• TASK INSTRUCTIONS:
Do not repeat pictures. Repeat exactly the lines of the listing below from its first line through the line with "ax.axis('off')".

+ + + + + + +

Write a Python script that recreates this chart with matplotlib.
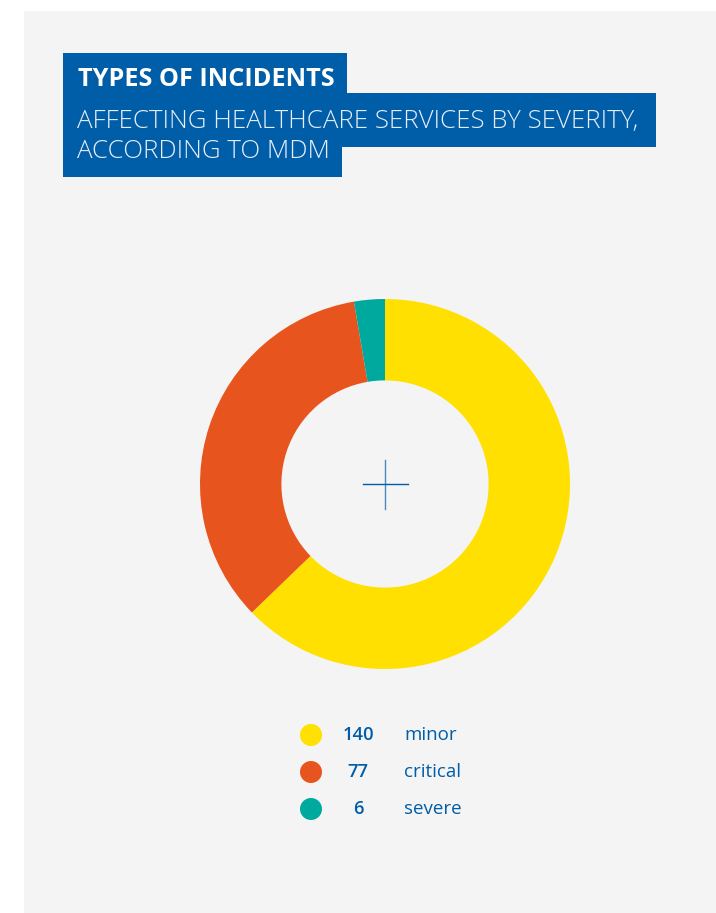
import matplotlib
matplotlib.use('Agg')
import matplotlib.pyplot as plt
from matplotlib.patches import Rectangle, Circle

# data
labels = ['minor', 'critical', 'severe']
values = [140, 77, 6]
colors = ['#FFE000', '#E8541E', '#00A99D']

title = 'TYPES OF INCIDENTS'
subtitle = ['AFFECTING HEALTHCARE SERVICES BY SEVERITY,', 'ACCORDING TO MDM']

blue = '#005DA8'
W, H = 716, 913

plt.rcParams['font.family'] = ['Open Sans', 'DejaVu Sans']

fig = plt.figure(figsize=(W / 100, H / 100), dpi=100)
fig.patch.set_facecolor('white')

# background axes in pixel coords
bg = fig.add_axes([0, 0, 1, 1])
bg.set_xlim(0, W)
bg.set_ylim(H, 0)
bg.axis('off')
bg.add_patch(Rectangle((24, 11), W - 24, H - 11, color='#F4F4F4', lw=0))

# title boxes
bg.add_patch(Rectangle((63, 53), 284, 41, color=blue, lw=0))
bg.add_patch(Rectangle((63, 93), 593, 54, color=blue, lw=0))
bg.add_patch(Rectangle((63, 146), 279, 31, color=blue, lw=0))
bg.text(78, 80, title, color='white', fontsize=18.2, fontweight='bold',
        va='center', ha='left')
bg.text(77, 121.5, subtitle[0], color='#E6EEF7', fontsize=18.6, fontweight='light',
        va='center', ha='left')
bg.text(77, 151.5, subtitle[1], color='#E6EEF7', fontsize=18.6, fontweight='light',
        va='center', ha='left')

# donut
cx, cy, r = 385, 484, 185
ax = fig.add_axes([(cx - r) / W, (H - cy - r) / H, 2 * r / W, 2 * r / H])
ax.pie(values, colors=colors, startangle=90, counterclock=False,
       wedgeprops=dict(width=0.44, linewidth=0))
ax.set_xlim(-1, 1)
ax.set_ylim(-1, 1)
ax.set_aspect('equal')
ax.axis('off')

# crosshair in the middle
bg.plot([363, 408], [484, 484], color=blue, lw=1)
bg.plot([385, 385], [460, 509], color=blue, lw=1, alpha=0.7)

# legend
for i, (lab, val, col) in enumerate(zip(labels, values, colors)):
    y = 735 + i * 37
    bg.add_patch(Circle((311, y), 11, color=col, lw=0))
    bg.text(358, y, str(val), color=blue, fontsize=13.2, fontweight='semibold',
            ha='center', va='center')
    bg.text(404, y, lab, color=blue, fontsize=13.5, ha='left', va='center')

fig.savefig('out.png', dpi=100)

+ + + + + + +

• FINISHED TASK:
Write a Python script that recreates this chart with matplotlib.
import matplotlib
matplotlib.use('Agg')
import matplotlib.pyplot as plt
from matplotlib.patches import Rectangle, Circle

# data
labels = ['minor', 'critical', 'severe']
values = [140, 77, 6]
colors = ['#FFE000', '#E8541E', '#00A99D']

title = 'TYPES OF INCIDENTS'
subtitle = ['AFFECTING HEALTHCARE SERVICES BY SEVERITY,', 'ACCORDING TO MDM']

blue = '#005DA8'
W, H = 716, 913

plt.rcParams['font.family'] = ['Open Sans', 'DejaVu Sans']

fig = plt.figure(figsize=(W / 100, H / 100), dpi=100)
fig.patch.set_facecolor('white')

# background axes in pixel coords
bg = fig.add_axes([0, 0, 1, 1])
bg.set_xlim(0, W)
bg.set_ylim(H, 0)
bg.axis('off')
bg.add_patch(Rectangle((24, 11), W - 24, H - 11, color='#F4F4F4', lw=0))

# title boxes
bg.add_patch(Rectangle((63, 53), 284, 41, color=blue, lw=0))
bg.add_patch(Rectangle((63, 93), 593, 54, color=blue, lw=0))
bg.add_patch(Rectangle((63, 146), 279, 31, color=blue, lw=0))
bg.text(78, 80, title, color='white', fontsize=18.2, fontweight='bold',
        va='center', ha='left')
bg.text(77, 121.5, subtitle[0], color='#E6EEF7', fontsize=18.6, fontweight='light',
        va='center', ha='left')
bg.text(77, 151.5, subtitle[1], color='#E6EEF7', fontsize=18.6, fontweight='light',
        va='center', ha='left')

# donut
cx, cy, r = 385, 484, 185
ax = fig.add_axes([(cx - r) / W, (H - cy - r) / H, 2 * r / W, 2 * r / H])
ax.pie(values, colors=colors, startangle=90, counterclock=False,
       wedgeprops=dict(width=0.44, linewidth=0))
ax.set_xlim(-1, 1)
ax.set_ylim(-1, 1)
ax.set_aspect('equal')
ax.axis('off')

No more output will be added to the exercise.